Sim, os alunos da escola pública
tínhamos motivos para essa sensação, mesmo que a comparação fosse
com escolas de referência do ensino
privado.
Que se haja privatizado a excelência já seria um péssimo sinal.
Que a antiga excelência privada se
desmanche junto com o desmanche da referência que era o centro
da cidade é ainda mais doloroso.
Não gosto de saudosismo, não
compartilho esse cântico tão argentino de que "todo tiempo pasado
fue mejor", mas não há como não
deixar cair uma lágrima por um e
outro desmanche.
É verdade que a degradação do
centro está longe de ser novidade. O
arquiteto Fernando Serapião, em
seu artigo de ontem para esta
Folha, põe nos anos 60 o início de
um dos sinais da decadência, qual
seja, a transferência das escolas privadas para longe do centrão.

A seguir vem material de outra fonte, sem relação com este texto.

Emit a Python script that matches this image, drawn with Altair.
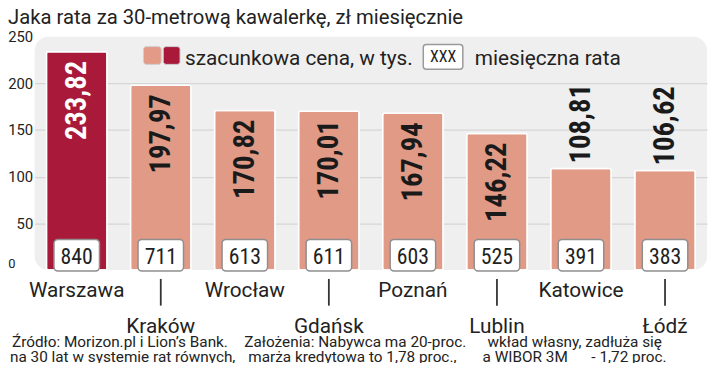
import altair as alt
import pandas as pd

cities = ["Warszawa", "Kraków", "Wrocław", "Gdańsk", "Poznań", "Lublin", "Katowice", "Łódź"]
price = [233.82, 197.97, 170.82, 170.01, 167.94, 146.22, 108.81, 106.62]
price_lbl = ["233,82", "197,97", "170,82", "170,01", "167,94", "146,22", "108,81", "106,62"]
rate = [840, 711, 613, 611, 603, 525, 391, 383]
y_ticks = [0, 50, 100, 150, 200, 250]

title_txt = "Jaka rata za 30-metrową kawalerkę, zł miesięcznie"
legend_price = "szacunkowa cena, w tys."
legend_rate = "miesięczna rata"
note_1 = ["Źródło: Morizon.pl i Lion’s Bank.", "Założenia: Nabywca ma 20-proc.", "wkład własny, zadłuża się"]
note_2 = ["na 30 lat w systemie rat równych,", "marża kredytowa to 1,78 proc.,", "a WIBOR 3M", "- 1,72 proc."]

SALMON = "#E09A86"
DARK = "#A8193A"
TXT = "#222222"
FONT = "Roboto"
NARROW = "Liberation Sans Narrow, Roboto Condensed, DejaVu Sans Condensed"

df = pd.DataFrame({"city": cities, "price": price, "lbl": price_lbl, "rate": rate})

xenc = alt.X("city:N", sort=cities, axis=None,
             scale=alt.Scale(paddingInner=0.28, paddingOuter=0.14))
yscale = alt.Scale(domain=[0, 250], nice=False)

base = alt.Chart(df).transform_window(idx="row_number()")

bars = base.mark_bar(stroke="white", strokeWidth=1.5, cornerRadius=2).encode(
    x=xenc,
    y=alt.Y("price:Q", scale=yscale, title=None,
            axis=alt.Axis(values=y_ticks, domain=False, ticks=False,
                          labelFont=FONT, labelColor=TXT,
                          labelFontSize={"condition": {"test": "datum.value == 0", "value": 13}, "value": 15},
                          labelPadding={"condition": {"test": "datum.value == 0", "value": 20}, "value": 2},
                          labelBaseline={"condition": {"test": "datum.value == 0", "value": "bottom"}, "value": "middle"},
                          gridColor="#D6D6D6", gridWidth=1.2,
                          gridOpacity={"condition": {"test": "datum.value == 0 || datum.value == 250", "value": 0}, "value": 1})),
    color=alt.condition(alt.datum.idx == 1, alt.value(DARK), alt.value(SALMON)),
)

lab_in = base.transform_filter(alt.datum.price > 120).mark_text(
    angle=270, align="right", baseline="middle", dx=-9,
    font=NARROW, fontWeight="bold", fontSize=29,
).encode(
    x=xenc, y=alt.Y("price:Q", scale=yscale), text="lbl:N",
    color=alt.condition(alt.datum.idx == 1, alt.value("white"), alt.value("#1a1a1a")),
)

lab_out = base.transform_filter(alt.datum.price <= 120).mark_text(
    angle=270, align="left", baseline="middle", dx=5,
    font=NARROW, fontWeight="bold", fontSize=29, color="#1a1a1a",
).encode(x=xenc, y=alt.Y("price:Q", scale=yscale), text="lbl:N")

boxes = base.mark_bar(width=46, fill="white", stroke="#8E8E8E", strokeWidth=1.5,
                      cornerRadius=4).encode(
    x=xenc, y=alt.value(205), y2=alt.value(237))

box_txt = base.mark_text(baseline="alphabetic", font=NARROW, fontSize=22, color=TXT).encode(
    x=xenc, y=alt.value(230), text="rate:Q")

row1 = base.transform_filter("datum.idx % 2 == 1").mark_text(
    baseline="alphabetic", font=FONT, fontSize=21, color=TXT).encode(
    x=xenc, y=alt.value(263), text="city:N")

row2_ticks = base.transform_filter("datum.idx % 2 == 0").mark_rule(
    color="#333333", strokeWidth=1.8).encode(
    x=xenc, y=alt.value(245), y2=alt.value(272))

row2 = base.transform_filter("datum.idx % 2 == 0").mark_text(
    baseline="alphabetic", font=FONT, fontSize=21, color=TXT).encode(
    x=xenc, y=alt.value(300), text="city:N")

one = alt.Data(values=[{"a": 1}])


def label(txt, x, y, size, font=FONT, align="left", baseline="alphabetic"):
    return alt.Chart(one).transform_calculate(t=f"'{txt}'").mark_text(
        align=align, baseline=baseline, font=font, fontSize=size, color=TXT).encode(
        x=alt.value(x), y=alt.value(y), text="t:N")


sw1 = alt.Chart(one).mark_rect(fill="#E39B87", stroke="#CFCFCF", strokeWidth=1, cornerRadius=3).encode(
    x=alt.value(110), x2=alt.value(128), y=alt.value(10), y2=alt.value(28))
sw2 = alt.Chart(one).mark_rect(fill=DARK, stroke="#CFCFCF", strokeWidth=1, cornerRadius=3).encode(
    x=alt.value(130), x2=alt.value(147), y=alt.value(10), y2=alt.value(28))
xbox = alt.Chart(one).mark_rect(fill="white", stroke="#9A9A9A", strokeWidth=1.5, cornerRadius=3).encode(
    x=alt.value(393), x2=alt.value(433), y=alt.value(8), y2=alt.value(33))

texts = [
    label(legend_price, 152, 29, 21),
    label("XXX", 413, 21, 16, font=NARROW, align="center", baseline="middle"),
    label(legend_rate, 445, 29, 21),
    label(title_txt, -27, -13, 20.5),
]
for chunk, x in zip(note_1, [-23, 212, 458]):
    texts.append(label(chunk, x, 314, 15.5))
for chunk, x in zip(note_2, [-25, 216, 453, 563]):
    texts.append(label(chunk, x, 329, 15.5))

chart = alt.layer(
    bars, lab_in, lab_out, boxes, box_txt, row1, row2_ticks, row2,
    sw1, sw2, xbox, *texts,
).properties(
    width=680, height=236,
    autosize=alt.AutoSizeParams(type="none"),
    padding={"left": 27, "top": 27, "right": 5, "bottom": 92},
    background="white",
).configure_view(fill="#EFEFEF", stroke=None, cornerRadius=14)

chart.save("out.html", embed_options={"renderer": "svg", "actions": False})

A cidade nem se deu conta, então, de que estava renunciando a
manter seu centro vivo. Veio depois, a partir dos anos 90, uma série
de tentativas de revitalização, palavra que por si só indicava a perda
dos sinais vitais da área central.
Não deu certo, constata agora
Fernando Serapião. Há ainda alguma chance para ter de volta a "minha" cidade?
Nos EUA, também nos 90, havia
uma onda sobre a decadência do
que o jargão chamava de "inner cities", o centrão, em tradução livre.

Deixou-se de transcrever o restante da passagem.